ABC is hoping so, as it airs a new installment of the mystery tonight at 8: "Columbo Likes the Nightlife." (No, Peter Falk doesn't got to boogie on the disco 'round.)
Compared with series such as CBS' "CSI" duo and NBC's "Crossing Jordan" and ubiquitous "Law & Order" permutations, the Columbo franchise seems downright quaint. Yet it still entertains.
Tonight's two-hour movie, though set amid the L.A. rave scene, isn't much different from its predecessors: We see the crime occur and therefore know who's guilty. We see Lt. Columbo arrive on the case, flummoxing the uniformed police with his eccentric powers of observation. And we know that, in the end, he will collar the killer in an Agatha Christie-like moment of deduction.
As in days of old, no pools of blood sully the crime scenes, nor do the characters utter salty language.

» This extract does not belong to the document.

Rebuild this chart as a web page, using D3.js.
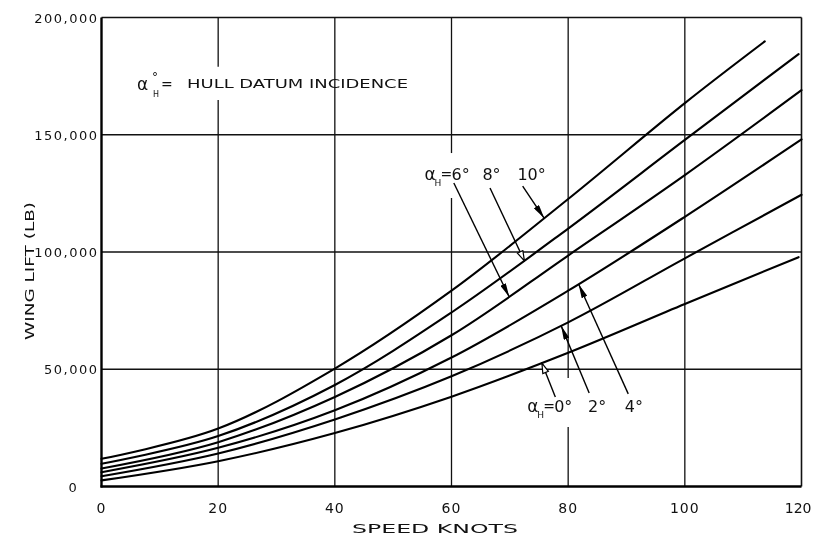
<!DOCTYPE html>
<html>
<head>
<meta charset="utf-8">
<script src="https://cdn.jsdelivr.net/npm/d3@7"></script>
<style>
  html, body { margin: 0; padding: 0; background: #fff; }
  svg { display: block; will-change: transform; }
  text { font-family: "DejaVu Sans", sans-serif; fill: #111; }
</style>
</head>
<body>
<svg id="chart" width="813" height="538"></svg>
<script>
// ---- data ----
const speeds = [0, 20, 40, 60, 80, 100];
const incidences = [0, 2, 4, 6, 8, 10];
const lift0  = [2600, 10800, 22800, 38300, 57000, 77800];
const lift2  = [4400, 14100, 28600, 47000, 70000, 97300];
const lift4  = [6100, 16500, 32500, 55000, 83500, 115000];
const lift6  = [7700, 18900, 38200, 64500, 98500, 132800];
const lift8  = [9700, 21500, 43300, 74200, 110000, 147800];
const lift10 = [11800, 24700, 50300, 83500, 122600, 163500];
const endSpeed = [119.5, 120, 120, 120, 119.5, 113.7];
const endLift  = [97800, 124400, 148000, 169000, 184400, 189800];
const xTicks = [0, 20, 40, 60, 80, 100, 120];
const xTickLabels = ["0", "20", "40", "60", "80", "100", "120"];
const yTicks = [0, 50000, 100000, 150000, 200000];
const yTickLabels = ["0", "50,000", "100,000", "150,000", "200,000"];
// speeds at which each annotation arrow touches its curve
const arrowTipSpeed = [75.5, 78.8, 81.8, 69.9, 72.5, 75.9];

const allLift = [lift0, lift2, lift4, lift6, lift8, lift10];

// ---- layout ----
const svg = d3.select("#chart");
const x = d3.scaleLinear().domain([0, 120]).range([101.5, 801.5]);
const y = d3.scaleLinear().domain([0, 200000]).range([486.5, 17.5]);

const series = incidences.map((inc, i) => ({
  inc,
  pts: speeds.map((s, j) => [s, allLift[i][j]]).concat([[endSpeed[i], endLift[i]]])
}));

// ---- grid ----
const gridGaps = { 20: [[164800, 179000]], 60: [[123000, 142200]], 80: [[25400, 46300]] };
const grid = svg.append("g").attr("stroke", "#111").attr("stroke-width", 1.3);
[20, 40, 60, 80, 100].forEach(v => {
  const gaps = (gridGaps[v] || []).slice().sort((a, b) => a[0] - b[0]);
  let start = 0;
  const segs = [];
  gaps.forEach(g => { segs.push([start, g[0]]); start = g[1]; });
  segs.push([start, 200000]);
  segs.forEach(sg => grid.append("line")
    .attr("x1", x(v)).attr("x2", x(v)).attr("y1", y(sg[0])).attr("y2", y(sg[1])));
});
[50000, 100000, 150000].forEach(v => grid.append("line")
  .attr("x1", x(0)).attr("x2", x(120)).attr("y1", y(v)).attr("y2", y(v)));

// border
svg.append("line").attr("x1", x(0)).attr("x2", x(120)).attr("y1", y(200000)).attr("y2", y(200000))
  .attr("stroke", "#111").attr("stroke-width", 1.6);
svg.append("line").attr("x1", x(120)).attr("x2", x(120)).attr("y1", y(0)).attr("y2", y(200000))
  .attr("stroke", "#111").attr("stroke-width", 1.6);
svg.append("line").attr("x1", x(0)).attr("x2", x(0)).attr("y1", y(0) + 1).attr("y2", y(200000))
  .attr("stroke", "#000").attr("stroke-width", 2.4);
svg.append("line").attr("x1", x(0) - 1).attr("x2", x(120)).attr("y1", y(0)).attr("y2", y(0))
  .attr("stroke", "#000").attr("stroke-width", 2.4);

// ---- axes labels ----
xTicks.forEach((t, i) => {
  const last = i === xTicks.length - 1;
  svg.append("text")
    .attr("x", last ? x(t) + 10 : x(t)).attr("y", y(0) + 26)
    .attr("text-anchor", last ? "end" : "middle")
    .attr("font-size", 14).attr("letter-spacing", last ? 0 : 1)
    .text(xTickLabels[i]);
});
yTicks.forEach((t, i) => {
  const tx = svg.append("text")
    .attr("y", y(t) + 5)
    .attr("font-size", 13).attr("letter-spacing", 1.5)
    .text(yTickLabels[i]);
  if (t === 0) tx.attr("x", x(0) - 28).attr("text-anchor", "middle");
  else tx.attr("x", x(0) - 3).attr("text-anchor", "end");
});
svg.append("text")
  .attr("x", 352).attr("y", 533).attr("font-size", 13)
  .attr("textLength", 166).attr("lengthAdjust", "spacingAndGlyphs")
  .text("SPEED KNOTS");
svg.append("text")
  .attr("transform", "translate(34,340) rotate(-90)")
  .attr("font-size", 12.5).attr("textLength", 138).attr("lengthAdjust", "spacingAndGlyphs")
  .text("WING LIFT (LB)");

// hull datum legend text
const leg = svg.append("g");
leg.append("text").attr("x", 137).attr("y", 90).attr("font-size", 17).text("α");
leg.append("text").attr("x", 152).attr("y", 81).attr("font-size", 12).text("°");
leg.append("text").attr("x", 153).attr("y", 97).attr("font-size", 8).attr("fill", "#000").text("H");
leg.append("text").attr("x", 161).attr("y", 89).attr("font-size", 14).text("=");
leg.append("text").attr("x", 187).attr("y", 88).attr("font-size", 12.5)
  .attr("textLength", 221).attr("lengthAdjust", "spacingAndGlyphs").text("HULL DATUM INCIDENCE");

// ---- curves ----
const line = d3.line().x(d => x(d[0])).y(d => y(d[1])).curve(d3.curveCatmullRom.alpha(0.5));
const paths = series.map(s => svg.append("path")
  .datum(s.pts).attr("d", line)
  .attr("fill", "none").attr("stroke", "#000").attr("stroke-width", 2.1)
  .attr("stroke-linecap", "round").node());

function yOnPath(node, px) {
  let lo = 0, hi = node.getTotalLength();
  for (let k = 0; k < 40; k++) {
    const mid = (lo + hi) / 2;
    if (node.getPointAtLength(mid).x < px) lo = mid; else hi = mid;
  }
  return node.getPointAtLength((lo + hi) / 2).y;
}

// ---- annotations ----
const defs = svg.append("defs");
defs.append("marker").attr("id", "ahF").attr("viewBox", "0 0 14 6")
  .attr("refX", 14).attr("refY", 3).attr("markerWidth", 14).attr("markerHeight", 6)
  .attr("markerUnits", "userSpaceOnUse").attr("orient", "auto")
  .append("path").attr("d", "M0,0 L14,3 L0,6 Z").attr("fill", "#000");
defs.append("marker").attr("id", "ahO").attr("viewBox", "0 0 12 8")
  .attr("refX", 11).attr("refY", 4).attr("markerWidth", 12).attr("markerHeight", 8)
  .attr("markerUnits", "userSpaceOnUse").attr("orient", "auto")
  .append("path").attr("d", "M1,1 L11,4 L1,7 Z").attr("fill", "#fff").attr("stroke", "#000").attr("stroke-width", 1.2);

// arrow tails in data units (speed, lift)
const tailSpeed = [77.8, 83.6, 90.3, 60.4, 66.6, 72.2];
const tailLift = [38200, 39900, 39500, 129400, 127300, 128100];
const headType = ["ahO", "ahF", "ahF", "ahF", "ahO", "ahF"];
series.forEach((s, i) => {
  const tx = x(arrowTipSpeed[i]);
  const ty = yOnPath(paths[i], tx);
  svg.append("line")
    .attr("x1", x(tailSpeed[i])).attr("y1", y(tailLift[i]))
    .attr("x2", tx).attr("y2", ty)
    .attr("stroke", "#000").attr("stroke-width", 1.4)
    .attr("marker-end", `url(#${headType[i]})`);
});

// degree labels
const labelSpeed = [77.6, 83.4, 89.7, 60.0, 65.3, 71.3];
const labelLift = [31600, 31600, 31600, 130700, 130700, 130700];
series.forEach((s, i) => {
  svg.append("text").attr("x", x(labelSpeed[i])).attr("y", y(labelLift[i]))
    .attr("font-size", 16).text(s.inc + "°");
});
// alpha-H = prefixes
[0, 3].forEach(i => {
  const g = svg.append("g").attr("transform", `translate(${x(labelSpeed[i])},${y(labelLift[i])})`);
  g.append("text").attr("x", -27).attr("y", 0).attr("font-size", 17).text("α");
  g.append("text").attr("x", -17).attr("y", 6).attr("font-size", 9).attr("fill", "#000").text("H");
  g.append("text").attr("x", -11).attr("y", -1).attr("font-size", 14).text("=");
});
</script>
</body>
</html>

There's a bit more violence than you might expect, but it's fairly brief.
Falk leads a talented cast, including Matthew Rhys and Jennifer Sky as a rave promoter and up-and-coming actress caught in a web of cash, celebrity and deceit, and Steven Schirripa of HBO's "The Sopranos" in a cameo as an emissary from a mob family back East.
Director Jeffrey Reiner and writer Michael Alaimo deftly weave together the show's traditional elements with a contemporary setting that points up how un-hip Columbo is.
Indeed, the good lieutenant may not be mixing the ones and the twos, but he can still put two and two together in a fascinating way.